• **EXERCISE REQUIREMENTS**
Reproduce every line of the material below, but drop the pictures.
-- start of DATA SHOWN --
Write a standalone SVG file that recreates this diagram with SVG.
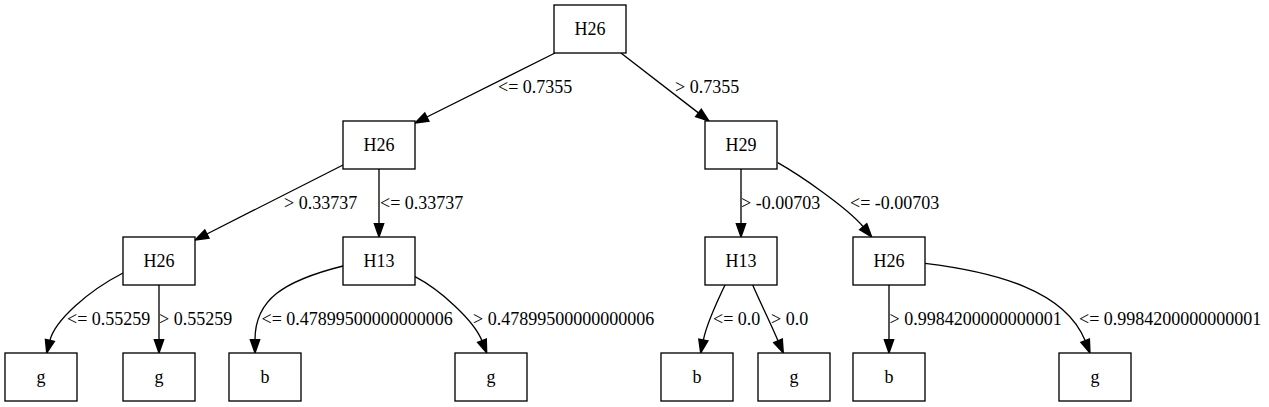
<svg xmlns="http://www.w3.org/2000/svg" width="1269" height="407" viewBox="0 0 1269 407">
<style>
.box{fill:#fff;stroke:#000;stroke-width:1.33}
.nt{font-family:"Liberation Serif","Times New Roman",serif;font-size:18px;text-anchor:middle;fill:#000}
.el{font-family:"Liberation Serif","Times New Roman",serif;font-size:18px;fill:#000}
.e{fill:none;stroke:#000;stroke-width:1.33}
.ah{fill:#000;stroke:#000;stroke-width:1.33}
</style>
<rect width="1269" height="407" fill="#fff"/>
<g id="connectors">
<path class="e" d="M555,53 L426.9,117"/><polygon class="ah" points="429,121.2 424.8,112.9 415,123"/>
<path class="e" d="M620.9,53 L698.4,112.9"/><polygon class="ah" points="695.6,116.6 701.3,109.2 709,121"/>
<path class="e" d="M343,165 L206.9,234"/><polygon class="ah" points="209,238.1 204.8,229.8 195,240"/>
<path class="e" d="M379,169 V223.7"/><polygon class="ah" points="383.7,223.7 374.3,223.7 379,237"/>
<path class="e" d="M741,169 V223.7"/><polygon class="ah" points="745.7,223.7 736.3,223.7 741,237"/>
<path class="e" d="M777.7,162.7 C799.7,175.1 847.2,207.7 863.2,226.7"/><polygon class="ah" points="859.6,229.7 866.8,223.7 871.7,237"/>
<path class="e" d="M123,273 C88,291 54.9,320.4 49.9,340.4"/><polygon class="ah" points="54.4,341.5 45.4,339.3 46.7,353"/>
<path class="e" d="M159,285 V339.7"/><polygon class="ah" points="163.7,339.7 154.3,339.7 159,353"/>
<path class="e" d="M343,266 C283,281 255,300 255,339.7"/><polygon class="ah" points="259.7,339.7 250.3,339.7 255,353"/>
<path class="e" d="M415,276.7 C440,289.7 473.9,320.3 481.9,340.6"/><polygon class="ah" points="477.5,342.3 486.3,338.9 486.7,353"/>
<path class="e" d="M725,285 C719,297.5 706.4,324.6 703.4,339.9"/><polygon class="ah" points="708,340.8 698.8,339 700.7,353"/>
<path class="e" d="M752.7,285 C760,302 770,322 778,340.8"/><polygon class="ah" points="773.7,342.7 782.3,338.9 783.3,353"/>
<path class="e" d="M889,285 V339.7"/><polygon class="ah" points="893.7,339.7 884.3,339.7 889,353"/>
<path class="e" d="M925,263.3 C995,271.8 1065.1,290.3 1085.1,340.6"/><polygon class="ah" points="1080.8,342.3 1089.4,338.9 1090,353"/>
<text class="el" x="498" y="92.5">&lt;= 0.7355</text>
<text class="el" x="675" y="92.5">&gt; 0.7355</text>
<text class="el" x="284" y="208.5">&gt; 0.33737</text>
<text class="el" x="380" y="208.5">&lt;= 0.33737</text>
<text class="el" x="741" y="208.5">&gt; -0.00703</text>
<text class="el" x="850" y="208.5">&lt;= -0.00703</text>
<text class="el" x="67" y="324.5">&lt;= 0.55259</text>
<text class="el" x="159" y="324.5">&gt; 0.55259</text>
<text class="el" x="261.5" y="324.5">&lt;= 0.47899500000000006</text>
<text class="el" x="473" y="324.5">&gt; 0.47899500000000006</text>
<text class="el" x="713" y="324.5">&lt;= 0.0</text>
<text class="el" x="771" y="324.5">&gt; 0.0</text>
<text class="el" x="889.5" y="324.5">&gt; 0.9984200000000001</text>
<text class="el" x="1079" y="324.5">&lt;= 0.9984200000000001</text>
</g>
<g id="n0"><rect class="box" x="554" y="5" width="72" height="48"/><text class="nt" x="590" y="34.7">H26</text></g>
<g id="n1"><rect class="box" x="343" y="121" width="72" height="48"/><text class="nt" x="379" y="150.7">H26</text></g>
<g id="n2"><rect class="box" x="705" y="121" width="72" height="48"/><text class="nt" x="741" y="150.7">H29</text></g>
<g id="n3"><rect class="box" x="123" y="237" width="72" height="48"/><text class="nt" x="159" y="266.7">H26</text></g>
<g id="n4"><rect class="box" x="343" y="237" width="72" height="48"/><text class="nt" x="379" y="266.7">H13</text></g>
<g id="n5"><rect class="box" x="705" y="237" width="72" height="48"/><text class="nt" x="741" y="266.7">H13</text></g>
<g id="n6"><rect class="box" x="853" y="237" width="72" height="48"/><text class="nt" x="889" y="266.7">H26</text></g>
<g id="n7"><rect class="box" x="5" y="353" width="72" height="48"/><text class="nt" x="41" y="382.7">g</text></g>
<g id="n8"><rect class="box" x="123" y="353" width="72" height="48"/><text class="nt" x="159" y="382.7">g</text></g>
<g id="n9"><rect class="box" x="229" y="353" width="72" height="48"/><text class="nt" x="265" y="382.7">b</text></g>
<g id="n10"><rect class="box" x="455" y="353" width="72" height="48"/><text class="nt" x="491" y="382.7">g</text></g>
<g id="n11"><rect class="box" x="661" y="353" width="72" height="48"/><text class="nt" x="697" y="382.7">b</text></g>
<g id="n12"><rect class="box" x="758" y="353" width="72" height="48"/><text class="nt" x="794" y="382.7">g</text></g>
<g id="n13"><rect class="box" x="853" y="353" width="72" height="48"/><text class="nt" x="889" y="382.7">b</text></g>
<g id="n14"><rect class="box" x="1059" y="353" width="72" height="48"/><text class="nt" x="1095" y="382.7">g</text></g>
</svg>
-- end of DATA SHOWN --
• **RESULT**
Write a standalone SVG file that recreates this diagram with SVG.
<svg xmlns="http://www.w3.org/2000/svg" width="1269" height="407" viewBox="0 0 1269 407">
<style>
.box{fill:#fff;stroke:#000;stroke-width:1.33}
.nt{font-family:"Liberation Serif","Times New Roman",serif;font-size:18px;text-anchor:middle;fill:#000}
.el{font-family:"Liberation Serif","Times New Roman",serif;font-size:18px;fill:#000}
.e{fill:none;stroke:#000;stroke-width:1.33}
.ah{fill:#000;stroke:#000;stroke-width:1.33}
</style>
<rect width="1269" height="407" fill="#fff"/>
<g id="connectors">
<path class="e" d="M555,53 L426.9,117"/><polygon class="ah" points="429,121.2 424.8,112.9 415,123"/>
<path class="e" d="M620.9,53 L698.4,112.9"/><polygon class="ah" points="695.6,116.6 701.3,109.2 709,121"/>
<path class="e" d="M343,165 L206.9,234"/><polygon class="ah" points="209,238.1 204.8,229.8 195,240"/>
<path class="e" d="M379,169 V223.7"/><polygon class="ah" points="383.7,223.7 374.3,223.7 379,237"/>
<path class="e" d="M741,169 V223.7"/><polygon class="ah" points="745.7,223.7 736.3,223.7 741,237"/>
<path class="e" d="M777.7,162.7 C799.7,175.1 847.2,207.7 863.2,226.7"/><polygon class="ah" points="859.6,229.7 866.8,223.7 871.7,237"/>
<path class="e" d="M123,273 C88,291 54.9,320.4 49.9,340.4"/><polygon class="ah" points="54.4,341.5 45.4,339.3 46.7,353"/>
<path class="e" d="M159,285 V339.7"/><polygon class="ah" points="163.7,339.7 154.3,339.7 159,353"/>
<path class="e" d="M343,266 C283,281 255,300 255,339.7"/><polygon class="ah" points="259.7,339.7 250.3,339.7 255,353"/>
<path class="e" d="M415,276.7 C440,289.7 473.9,320.3 481.9,340.6"/><polygon class="ah" points="477.5,342.3 486.3,338.9 486.7,353"/>
<path class="e" d="M725,285 C719,297.5 706.4,324.6 703.4,339.9"/><polygon class="ah" points="708,340.8 698.8,339 700.7,353"/>
<path class="e" d="M752.7,285 C760,302 770,322 778,340.8"/><polygon class="ah" points="773.7,342.7 782.3,338.9 783.3,353"/>
<path class="e" d="M889,285 V339.7"/><polygon class="ah" points="893.7,339.7 884.3,339.7 889,353"/>
<path class="e" d="M925,263.3 C995,271.8 1065.1,290.3 1085.1,340.6"/><polygon class="ah" points="1080.8,342.3 1089.4,338.9 1090,353"/>
<text class="el" x="498" y="92.5">&lt;= 0.7355</text>
<text class="el" x="675" y="92.5">&gt; 0.7355</text>
<text class="el" x="284" y="208.5">&gt; 0.33737</text>
<text class="el" x="380" y="208.5">&lt;= 0.33737</text>
<text class="el" x="741" y="208.5">&gt; -0.00703</text>
<text class="el" x="850" y="208.5">&lt;= -0.00703</text>
<text class="el" x="67" y="324.5">&lt;= 0.55259</text>
<text class="el" x="159" y="324.5">&gt; 0.55259</text>
<text class="el" x="261.5" y="324.5">&lt;= 0.47899500000000006</text>
<text class="el" x="473" y="324.5">&gt; 0.47899500000000006</text>
<text class="el" x="713" y="324.5">&lt;= 0.0</text>
<text class="el" x="771" y="324.5">&gt; 0.0</text>
<text class="el" x="889.5" y="324.5">&gt; 0.9984200000000001</text>
<text class="el" x="1079" y="324.5">&lt;= 0.9984200000000001</text>
</g>
<g id="n0"><rect class="box" x="554" y="5" width="72" height="48"/><text class="nt" x="590" y="34.7">H26</text></g>
<g id="n1"><rect class="box" x="343" y="121" width="72" height="48"/><text class="nt" x="379" y="150.7">H26</text></g>
<g id="n2"><rect class="box" x="705" y="121" width="72" height="48"/><text class="nt" x="741" y="150.7">H29</text></g>
<g id="n3"><rect class="box" x="123" y="237" width="72" height="48"/><text class="nt" x="159" y="266.7">H26</text></g>
<g id="n4"><rect class="box" x="343" y="237" width="72" height="48"/><text class="nt" x="379" y="266.7">H13</text></g>
<g id="n5"><rect class="box" x="705" y="237" width="72" height="48"/><text class="nt" x="741" y="266.7">H13</text></g>
<g id="n6"><rect class="box" x="853" y="237" width="72" height="48"/><text class="nt" x="889" y="266.7">H26</text></g>
<g id="n7"><rect class="box" x="5" y="353" width="72" height="48"/><text class="nt" x="41" y="382.7">g</text></g>
<g id="n8"><rect class="box" x="123" y="353" width="72" height="48"/><text class="nt" x="159" y="382.7">g</text></g>
<g id="n9"><rect class="box" x="229" y="353" width="72" height="48"/><text class="nt" x="265" y="382.7">b</text></g>
<g id="n10"><rect class="box" x="455" y="353" width="72" height="48"/><text class="nt" x="491" y="382.7">g</text></g>
<g id="n11"><rect class="box" x="661" y="353" width="72" height="48"/><text class="nt" x="697" y="382.7">b</text></g>
<g id="n12"><rect class="box" x="758" y="353" width="72" height="48"/><text class="nt" x="794" y="382.7">g</text></g>
<g id="n13"><rect class="box" x="853" y="353" width="72" height="48"/><text class="nt" x="889" y="382.7">b</text></g>
<g id="n14"><rect class="box" x="1059" y="353" width="72" height="48"/><text class="nt" x="1095" y="382.7">g</text></g>
</svg>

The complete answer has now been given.